◆ WHAT IS REQUIRED: Repeat every line below exactly, word for word.

◆ SOURCE MATERIAL:
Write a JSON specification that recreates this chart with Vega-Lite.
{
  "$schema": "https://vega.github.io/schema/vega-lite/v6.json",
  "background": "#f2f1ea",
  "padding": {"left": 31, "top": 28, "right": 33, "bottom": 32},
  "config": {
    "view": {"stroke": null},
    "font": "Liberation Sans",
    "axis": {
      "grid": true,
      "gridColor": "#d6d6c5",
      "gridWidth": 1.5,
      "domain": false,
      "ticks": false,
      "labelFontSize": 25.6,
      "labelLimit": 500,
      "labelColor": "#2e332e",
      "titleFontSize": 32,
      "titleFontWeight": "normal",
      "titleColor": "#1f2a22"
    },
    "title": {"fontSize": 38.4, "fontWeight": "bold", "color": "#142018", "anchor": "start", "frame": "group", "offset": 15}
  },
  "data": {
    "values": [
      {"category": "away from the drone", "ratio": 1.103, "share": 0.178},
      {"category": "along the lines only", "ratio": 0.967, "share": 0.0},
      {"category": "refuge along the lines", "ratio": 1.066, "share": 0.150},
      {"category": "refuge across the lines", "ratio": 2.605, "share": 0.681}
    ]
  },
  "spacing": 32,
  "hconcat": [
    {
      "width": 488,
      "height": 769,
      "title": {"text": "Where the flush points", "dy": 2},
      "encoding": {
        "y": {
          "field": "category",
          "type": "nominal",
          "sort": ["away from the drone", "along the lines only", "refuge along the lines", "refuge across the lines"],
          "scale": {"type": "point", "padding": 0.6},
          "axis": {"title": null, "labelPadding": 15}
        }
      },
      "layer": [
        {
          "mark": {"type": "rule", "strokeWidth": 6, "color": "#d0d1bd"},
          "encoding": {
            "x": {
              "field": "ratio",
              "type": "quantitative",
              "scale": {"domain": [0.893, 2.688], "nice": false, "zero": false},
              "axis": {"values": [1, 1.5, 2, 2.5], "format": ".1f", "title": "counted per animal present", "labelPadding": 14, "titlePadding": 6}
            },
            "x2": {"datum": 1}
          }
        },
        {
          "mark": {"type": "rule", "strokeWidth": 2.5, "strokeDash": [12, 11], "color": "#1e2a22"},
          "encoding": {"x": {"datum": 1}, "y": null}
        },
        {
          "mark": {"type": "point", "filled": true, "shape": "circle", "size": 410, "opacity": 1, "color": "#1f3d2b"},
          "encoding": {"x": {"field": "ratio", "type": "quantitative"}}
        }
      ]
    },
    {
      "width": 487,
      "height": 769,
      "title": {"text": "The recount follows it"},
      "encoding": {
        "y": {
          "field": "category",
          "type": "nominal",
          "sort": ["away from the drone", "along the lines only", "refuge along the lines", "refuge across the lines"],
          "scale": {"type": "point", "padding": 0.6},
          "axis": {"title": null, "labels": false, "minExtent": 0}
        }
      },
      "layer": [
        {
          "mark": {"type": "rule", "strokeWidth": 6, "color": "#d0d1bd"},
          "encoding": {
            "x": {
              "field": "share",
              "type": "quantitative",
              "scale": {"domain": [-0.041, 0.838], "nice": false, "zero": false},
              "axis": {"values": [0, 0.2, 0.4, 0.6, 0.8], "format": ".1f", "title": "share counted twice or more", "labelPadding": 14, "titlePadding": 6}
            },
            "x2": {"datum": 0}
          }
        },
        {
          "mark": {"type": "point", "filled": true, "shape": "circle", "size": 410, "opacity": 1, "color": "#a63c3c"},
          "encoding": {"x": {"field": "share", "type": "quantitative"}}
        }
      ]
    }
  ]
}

◆ CORRECT RESPONSE:
Write a JSON specification that recreates this chart with Vega-Lite.
{
  "$schema": "https://vega.github.io/schema/vega-lite/v6.json",
  "background": "#f2f1ea",
  "padding": {"left": 31, "top": 28, "right": 33, "bottom": 32},
  "config": {
    "view": {"stroke": null},
    "font": "Liberation Sans",
    "axis": {
      "grid": true,
      "gridColor": "#d6d6c5",
      "gridWidth": 1.5,
      "domain": false,
      "ticks": false,
      "labelFontSize": 25.6,
      "labelLimit": 500,
      "labelColor": "#2e332e",
      "titleFontSize": 32,
      "titleFontWeight": "normal",
      "titleColor": "#1f2a22"
    },
    "title": {"fontSize": 38.4, "fontWeight": "bold", "color": "#142018", "anchor": "start", "frame": "group", "offset": 15}
  },
  "data": {
    "values": [
      {"category": "away from the drone", "ratio": 1.103, "share": 0.178},
      {"category": "along the lines only", "ratio": 0.967, "share": 0.0},
      {"category": "refuge along the lines", "ratio": 1.066, "share": 0.150},
      {"category": "refuge across the lines", "ratio": 2.605, "share": 0.681}
    ]
  },
  "spacing": 32,
  "hconcat": [
    {
      "width": 488,
      "height": 769,
      "title": {"text": "Where the flush points", "dy": 2},
      "encoding": {
        "y": {
          "field": "category",
          "type": "nominal",
          "sort": ["away from the drone", "along the lines only", "refuge along the lines", "refuge across the lines"],
          "scale": {"type": "point", "padding": 0.6},
          "axis": {"title": null, "labelPadding": 15}
        }
      },
      "layer": [
        {
          "mark": {"type": "rule", "strokeWidth": 6, "color": "#d0d1bd"},
          "encoding": {
            "x": {
              "field": "ratio",
              "type": "quantitative",
              "scale": {"domain": [0.893, 2.688], "nice": false, "zero": false},
              "axis": {"values": [1, 1.5, 2, 2.5], "format": ".1f", "title": "counted per animal present", "labelPadding": 14, "titlePadding": 6}
            },
            "x2": {"datum": 1}
          }
        },
        {
          "mark": {"type": "rule", "strokeWidth": 2.5, "strokeDash": [12, 11], "color": "#1e2a22"},
          "encoding": {"x": {"datum": 1}, "y": null}
        },
        {
          "mark": {"type": "point", "filled": true, "shape": "circle", "size": 410, "opacity": 1, "color": "#1f3d2b"},
          "encoding": {"x": {"field": "ratio", "type": "quantitative"}}
        }
      ]
    },
    {
      "width": 487,
      "height": 769,
      "title": {"text": "The recount follows it"},
      "encoding": {
        "y": {
          "field": "category",
          "type": "nominal",
          "sort": ["away from the drone", "along the lines only", "refuge along the lines", "refuge across the lines"],
          "scale": {"type": "point", "padding": 0.6},
          "axis": {"title": null, "labels": false, "minExtent": 0}
        }
      },
      "layer": [
        {
          "mark": {"type": "rule", "strokeWidth": 6, "color": "#d0d1bd"},
          "encoding": {
            "x": {
              "field": "share",
              "type": "quantitative",
              "scale": {"domain": [-0.041, 0.838], "nice": false, "zero": false},
              "axis": {"values": [0, 0.2, 0.4, 0.6, 0.8], "format": ".1f", "title": "share counted twice or more", "labelPadding": 14, "titlePadding": 6}
            },
            "x2": {"datum": 0}
          }
        },
        {
          "mark": {"type": "point", "filled": true, "shape": "circle", "size": 410, "opacity": 1, "color": "#a63c3c"},
          "encoding": {"x": {"field": "share", "type": "quantitative"}}
        }
      ]
    }
  ]
}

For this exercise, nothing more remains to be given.